Глава IV ОТСТУПЛЕНИЕ СЕЛЬСКОХОЗЯЙСТВЕННЫХ КОММУН И ПОИСКИ ИХВ то время, когда мы с Веретельником покидали Таганрог, я получил сведение, что через Таганрог проследовали эшелоны, в которых отступали члены сельскохозяйственных коммун, организованных в Гуляйпольском районе нашей группой. (В первом томе своих записок я уже писал, что был членом одной из них и выполнял в ней известные работы.) Получив эти сведения, я расстался с Веретельником и поехал вдогонку за отступавшими коммунарами. Хотелось повидаться со своей подругой, которая, как член коммуны, вместе со всеми отступала, и вообще хотелось видеться со всеми, хотелось обменяться с ними своим мнением о дальнейшем нашем общем деле. Хотелось подбодрить их и искренне, не скрывая ничего, поделиться с ними всем тем, что я мог предвидеть на пути, намеченном нашей Таганрогской конференцией. Я был одним из первых их вдохновителей в деле организации коммунальной жизни и чувствовал на себе известную ответственность за это. Теперь я направлял все свои мысли им вслед, чтобы нагнать их, обнять, расцеловать за их смелое начинание, связавшее их на деле с одной из чистейших, прямой революционной практической задачей трудящихся.
Перед выездом из Таганрога в Ростов-на-Дону я встретился с матросом Полонским, командиром гуляйпольского вольного батальона, и его братом. Теперь наш Полонский заявил мне, что он не хочет ни идти снова в свою левоэсеровскую партию, ни оставаться в рядах анархистов, а попытается изучить большевизм. Если же и в нем не увидит той силы, которая могла бы свернуть голову вооруженной контрреволюции, то он становится на обывательский путь нейтральности, так как, дескать, жалеет свое здоровье, «без которого жить нельзя в рамках существующего».
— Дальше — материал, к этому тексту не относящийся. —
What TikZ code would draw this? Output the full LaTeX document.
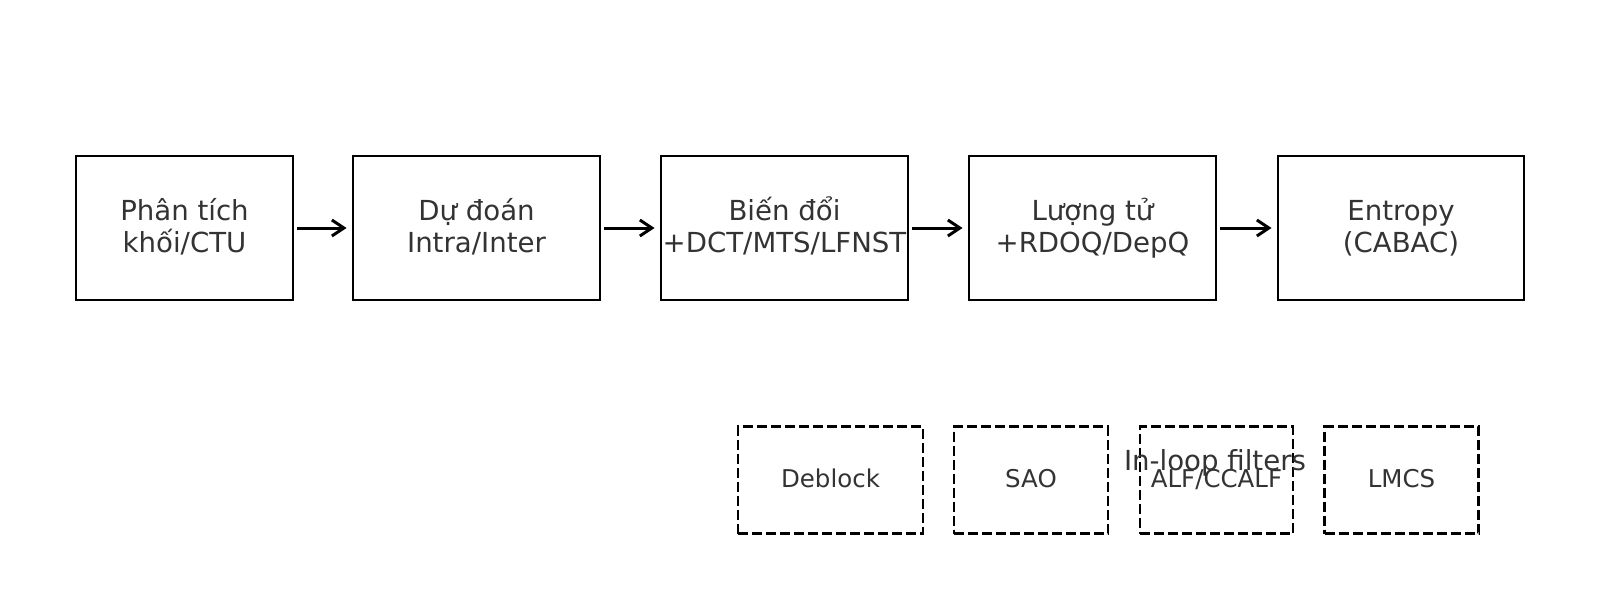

Я изрядно посмеялся над ним и, дав ему просимые тысячу рублей из сумм революционного комитета, уехал в Ростов-на-Дону. В Ростове-на-Дону я три дня лазил по линиям железной дороги, искал своих коммунаров, но тщетно. Здесь я встретился снова с начальником красных резервных войск Юга России Беленкевичем, который снабдил Гуляйполе вооружением (см. том I моих записок). Мы без всяких обиняков откровенно поговорили об общих причинах столь быстрого отступления красногвардейских войск и, в частности, о гуляйпольских событиях 15-16 апреля.
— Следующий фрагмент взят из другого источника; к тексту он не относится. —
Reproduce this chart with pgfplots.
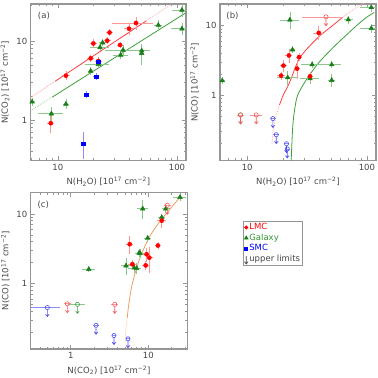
\documentclass[border=0pt]{standalone}
\usepackage{fontspec}
\setmainfont{DejaVu Sans}
\usepackage{pgfplots}
\usepackage{pgfplotstable}
\pgfplotsset{compat=1.18}

\definecolor{lmc}{RGB}{255,0,0}
\definecolor{lmcerr}{RGB}{255,150,150}
\definecolor{lmcul}{RGB}{245,90,90}
\definecolor{gal}{RGB}{25,125,25}
\definecolor{galerr}{RGB}{140,200,140}
\definecolor{galul}{RGB}{70,160,70}
\definecolor{galtxt}{RGB}{50,150,50}
\definecolor{smc}{RGB}{0,0,255}
\definecolor{smcerr}{RGB}{140,140,255}
\definecolor{smcul}{RGB}{80,80,240}
\definecolor{fitred}{RGB}{255,60,60}
\definecolor{fitgreen}{RGB}{60,160,60}
\definecolor{fitorange}{RGB}{235,160,100}
\definecolor{frame}{RGB}{150,150,150}
\definecolor{txt}{RGB}{70,70,70}

\newcommand{\fs}{\fontsize{8.5}{10}\selectfont}

\pgfdeclareplotmark{ul}{%
  \pgfpathcircle{\pgfpointorigin}{2.1pt}\pgfusepathqstroke
  \pgfpathmoveto{\pgfpoint{0pt}{-2.1pt}}\pgfpathlineto{\pgfpoint{0pt}{-9pt}}
  \pgfpathmoveto{\pgfpoint{-1.8pt}{-6.6pt}}\pgfpathlineto{\pgfpoint{0pt}{-9pt}}\pgfpathlineto{\pgfpoint{1.8pt}{-6.6pt}}\pgfusepathqstroke}
\pgfdeclareplotmark{ularr}{%
  \pgfpathmoveto{\pgfpoint{0pt}{3pt}}\pgfpathlineto{\pgfpoint{0pt}{-5pt}}
  \pgfpathmoveto{\pgfpoint{-1.8pt}{-2.6pt}}\pgfpathlineto{\pgfpoint{0pt}{-5pt}}\pgfpathlineto{\pgfpoint{1.8pt}{-2.6pt}}\pgfusepathqstroke}

\pgfplotsset{
  every axis/.append style={scale only axis,
    axis line style={frame, line width=1.1pt},
    tick style={frame, line width=0.5pt},
    major tick length=4.5pt, minor tick length=2.5pt,
    tick label style={font=\fs, text=txt},
    label style={font=\fs, text=txt}},
  myLMC/.style={only marks, mark=*, mark size=2.1pt, color=lmc,
    error bars/x dir=both, error bars/x explicit,
    error bars/y dir=both, error bars/y explicit,
    error bars/error bar style={lmcerr, line width=0.6pt},
    error bars/error mark options={lmcerr, line width=0.6pt, mark size=1.5pt}},
  myGal/.style={only marks, mark=triangle*, mark size=2.7pt, color=gal,
    error bars/x dir=both, error bars/x explicit,
    error bars/y dir=both, error bars/y explicit,
    error bars/error bar style={galerr, line width=0.6pt},
    error bars/error mark options={galerr, line width=0.6pt, mark size=1.5pt}},
  mySMC/.style={only marks, mark=square*, mark size=1.9pt, color=smc,
    error bars/x dir=both, error bars/x explicit,
    error bars/y dir=both, error bars/y explicit,
    error bars/error bar style={smcerr, line width=0.6pt},
    error bars/error mark options={smcerr, line width=0.6pt, mark size=1.5pt}},
  myUL/.style 2 args={only marks, mark=ul, color=#1, mark options={line width=0.6pt},
    error bars/x dir=both, error bars/x explicit,
    error bars/error bar style={#2, line width=0.6pt},
    error bars/error mark options={#2, line width=0.6pt, mark size=1.5pt}},
}

% ---------------- panel (a): N(CO2) vs N(H2O)
\pgfplotstableread{
x y ex ey
11.7 3.64 0.6 0.3
18.9 6.04 0.8 0.4
19.9 9.3 0.8 0.8
21.9 5.58 0.8 0.4
26.0 10.1 0.9 0.6
27.2 12.8 0.9 0.7
33.3 8.9 1.2 0.5
39.6 14.3 2.5 1.8
45.3 16.9 16 2.6
8.74 0.91 0.3 0.2
}\aLMC
\pgfplotstableread{
x y ex ey
6.09 1.70 0.15 0.12
8.84 1.20 1.85 0.18
11.7 1.59 0.4 0.15
18.9 4.17 0.6 0.3
21.9 5.07 4.4 0.35
22.6 8.32 3.3 0.6
23.8 9.5 0.8 0.5
35.3 7.7 9.5 0.8
33.7 6.65 4.0 0.5
50.6 7.54 7.0 1.2
50.6 6.99 1.0 1.8
69.7 15.9 3.5 1.5
110 24.7 16 3.5
110 14.3 18 1.8
}\aGal
\pgfplotstableread{
x y ex ey
21.9 5.47 0.5 0.35
21.1 3.53 0.6 0.2
17.4 2.09 0.4 0.12
16.3 0.50 0.3 0.17
}\aSMC
% ---------------- panel (b): N(CO) vs N(H2O)
\pgfplotstableread{
x y ex ey
19.2 1.91 0.9 0.15
20.1 2.66 0.8 0.4
22.3 3.73 0.8 0.7
26.1 2.41 0.8 0.6
27.1 3.53 0.9 0.3
33.5 1.87 1.2 0.2
39.6 7.87 3.0 1.4
}\bLMC
\pgfplotstableread{
x y ex
45.5 13.4 16
8.8 0.52 0.3
11.9 0.52 1.1
}\bLMCul
\pgfplotstableread{
x y ex ey
6.19 1.62 0.15 0.1
21.8 1.79 3.5 0.3
22.7 12.1 3.5 2.8
23.9 4.5 0.6 0.3
33.5 1.73 5.0 0.2
34.8 2.75 6.0 0.2
50.8 2.75 8.0 0.2
50.8 1.64 2.0 0.25
69.8 12.2 4.0 1.0
108.6 18.3 18 1.5
108.6 9.15 18 0.8
}\bGal
\pgfplotstableread{
x y ex
8.8 0.52 0.3
}\bGalul
\pgfplotstableread{
x y ex
16.4 0.46 0.5
17.5 0.27 0.5
21.3 0.20 0.5
21.6 0.168 0.5
}\bSMCul
% ---------------- panel (c): N(CO) vs N(CO2)
\pgfplotstableread{
x y ex ey
5.76 3.67 0.4 0.85
6.22 1.89 0.5 0.15
9.5 2.63 0.6 0.5
10.3 2.35 0.6 0.85
9.25 1.82 0.5 0.2
13.3 3.51 0.5 0.25
14.9 8.0 1.5 1.5
}\cLMC
\pgfplotstableread{
x y ex
17.6 13.3 1.0
3.69 0.50 0.2
0.904 0.51 0.05
}\cLMCul
\pgfplotstableread{
x y ex ey
8.47 11.9 1.0 3.0
16.8 11.9 1.3 1.2
14.9 8.93 1.0 0.7
25.6 17.4 4.0 1.5
9.8 4.49 0.5 0.3
7.82 2.72 0.7 0.3
7.6 2.75 0.5 0.2
5.16 1.80 0.5 0.4
7.09 1.65 0.5 0.2
6.6 1.68 0.8 0.2
1.71 1.60 0.25 0.08
}\cGal
\pgfplotstableread{
x y ex
1.22 0.50 0.25
}\cGalul
\pgfplotstableread{
x y ex
0.50 0.45 0.2
2.12 0.25 0.1
3.61 0.178 0.1
5.47 0.16 0.1
}\cSMCul

\begin{document}
\begin{tikzpicture}
\useasboundingbox (0,0) rectangle (378pt,378pt);

% ===== (a)
\begin{axis}[xmode=log, ymode=log, log ticks with fixed point,
  /pgf/number format/assume math mode=true,
  at={(30.7pt,217.3pt)}, anchor=south west,
  width=155.3pt, height=156.7pt,
  xmin=5.93, xmax=119, ymin=0.305, ymax=29.4,
  xlabel={N(H\textsubscript{2}O) [10\textsuperscript{17} cm\textsuperscript{−2}]},
  ylabel={N(CO\textsubscript{2}) [10\textsuperscript{17} cm\textsuperscript{−2}]}]
\addplot[fitred!45, densely dotted, line width=0.8pt] coordinates {(5.93,1.93) (9.5,3.09)};
\addplot[fitred, line width=0.8pt] coordinates {(9.5,3.09) (55,17.9)};
\addplot[fitred!45, densely dotted, line width=0.8pt] coordinates {(55,17.9) (100,32.5)};
\addplot[fitgreen!45, densely dotted, line width=0.8pt] coordinates {(5.93,1.31) (9,1.95)};
\addplot[fitgreen, line width=0.8pt] coordinates {(9,1.95) (119,22.8)};
\addplot[myGal] table[x=x,y=y,x error=ex,y error=ey] {\aGal};
\addplot[myLMC] table[x=x,y=y,x error=ex,y error=ey] {\aLMC};
\addplot[mySMC] table[x=x,y=y,x error=ex,y error=ey] {\aSMC};
\node[font=\fs, text=txt] at (rel axis cs:0.085,0.925) {(a)};
\end{axis}

% ===== (b)
\begin{axis}[xmode=log, ymode=log, log ticks with fixed point,
  /pgf/number format/assume math mode=true,
  at={(220pt,217.3pt)}, anchor=south west,
  width=156pt, height=156.7pt,
  xmin=5.93, xmax=119, ymin=0.114, ymax=20.5,
  xlabel={N(H\textsubscript{2}O) [10\textsuperscript{17} cm\textsuperscript{−2}]},
  ylabel={N(CO) [10\textsuperscript{17} cm\textsuperscript{−2}]}]
\addplot[fitred!45, densely dotted, line width=0.8pt] coordinates {(16.1,0.2) (16.6,0.35) (17.5,0.52) (18.6,0.72)};
\addplot[fitred, line width=0.8pt, smooth] coordinates {(18.6,0.72) (20,1.0) (22.5,1.5) (25,2.4) (27.1,3.3) (30,4.2) (35,5.6) (41.3,7.4) (50,9.6) (62,13.0)};
\addplot[fitred!45, densely dotted, line width=0.8pt] coordinates {(62,13.0) (75,16.6) (89,20) (95,21.2)};
\addplot[fitgreen, line width=0.8pt, smooth] coordinates {(23.3,0.114) (24,0.35) (25,0.65) (26.4,1.0) (30,1.5) (33.5,2.0) (40,3.0) (50,4.5) (60,6.1) (70,7.8) (85,10.6) (100,13.3) (115,15.5)};
\addplot[myGal] table[x=x,y=y,x error=ex,y error=ey] {\bGal};
\addplot[myUL={galul}{galerr}] table[x=x,y=y,x error=ex] {\bGalul};
\addplot[myLMC] table[x=x,y=y,x error=ex,y error=ey] {\bLMC};
\addplot[myUL={lmcul}{lmcerr}] table[x=x,y=y,x error=ex] {\bLMCul};
\addplot[myUL={smcul}{smcerr}] table[x=x,y=y,x error=ex] {\bSMCul};
\node[font=\fs, text=txt] at (rel axis cs:0.08,0.925) {(b)};
\end{axis}

% ===== (c)
\begin{axis}[xmode=log, ymode=log, log ticks with fixed point,
  /pgf/number format/assume math mode=true,
  at={(30.7pt,29pt)}, anchor=south west,
  width=156.6pt, height=156.7pt,
  xmin=0.305, xmax=31.8, ymin=0.114, ymax=20.5,
  xlabel={N(CO\textsubscript{2}) [10\textsuperscript{17} cm\textsuperscript{−2}]},
  ylabel={N(CO) [10\textsuperscript{17} cm\textsuperscript{−2}]},
  legend entries={\textcolor{red}{LMC},\textcolor{galtxt}{Galaxy},\textcolor{blue}{SMC},\textcolor{txt}{upper limits}},
  legend cell align=left,
  legend image code/.code={\draw[#1] plot coordinates {(0pt,0pt)};},
  legend style={at={(1.356,0.817)}, anchor=north west, draw=frame, line width=0.8pt,
    font=\fs, inner xsep=1pt, inner ysep=1pt, row sep=0pt,
    nodes={inner sep=1.3pt}}]
\addlegendimage{only marks, mark=*, mark size=1.6pt, color=lmc}
\addlegendimage{only marks, mark=triangle*, mark size=2pt, color=gal}
\addlegendimage{only marks, mark=square*, mark size=1.4pt, color=smc}
\addlegendimage{only marks, mark=ularr, color=txt, mark options={line width=0.6pt}}
\addplot[fitorange!60, densely dotted, line width=0.8pt] coordinates {(5.0,0.14) (5.15,0.22) (5.35,0.32)};
\addplot[fitorange, line width=0.8pt, smooth] coordinates {(5.35,0.32) (5.6,0.5) (6.1,0.9) (7.1,1.7) (8,2.5) (9,3.4) (10.5,4.8) (12.5,6.5) (15,8.5) (17.3,10.3) (20,12.6) (25.6,17.4)};
\addplot[myGal] table[x=x,y=y,x error=ex,y error=ey] {\cGal};
\addplot[myUL={galul}{galerr}] table[x=x,y=y,x error=ex] {\cGalul};
\addplot[myLMC] table[x=x,y=y,x error=ex,y error=ey] {\cLMC};
\addplot[myUL={lmcul}{lmcerr}] table[x=x,y=y,x error=ex] {\cLMCul};
\addplot[myUL={smcul}{smcerr}] table[x=x,y=y,x error=ex] {\cSMCul};
\node[font=\fs, text=txt] at (rel axis cs:0.08,0.923) {(c)};
\end{axis}
\end{tikzpicture}
\end{document}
Беленкевич был человеком особенно прямым и откровенным, и эта черта придавала ему вид подлинного солдата революции. Однако он – большевик, который не только мыслит, но и действует по программе своего центра из трех – пяти «владык». Это обстоятельство вызывало во мне протест, так как я успел уже пережить на пути солдата революции несколько таких моментов, когда необходимо действовать не по указке из центра, а так, как того требует конкретная обстановка, лишь бы, конечно, эти действия не шли вразрез с руководящей идеей революции.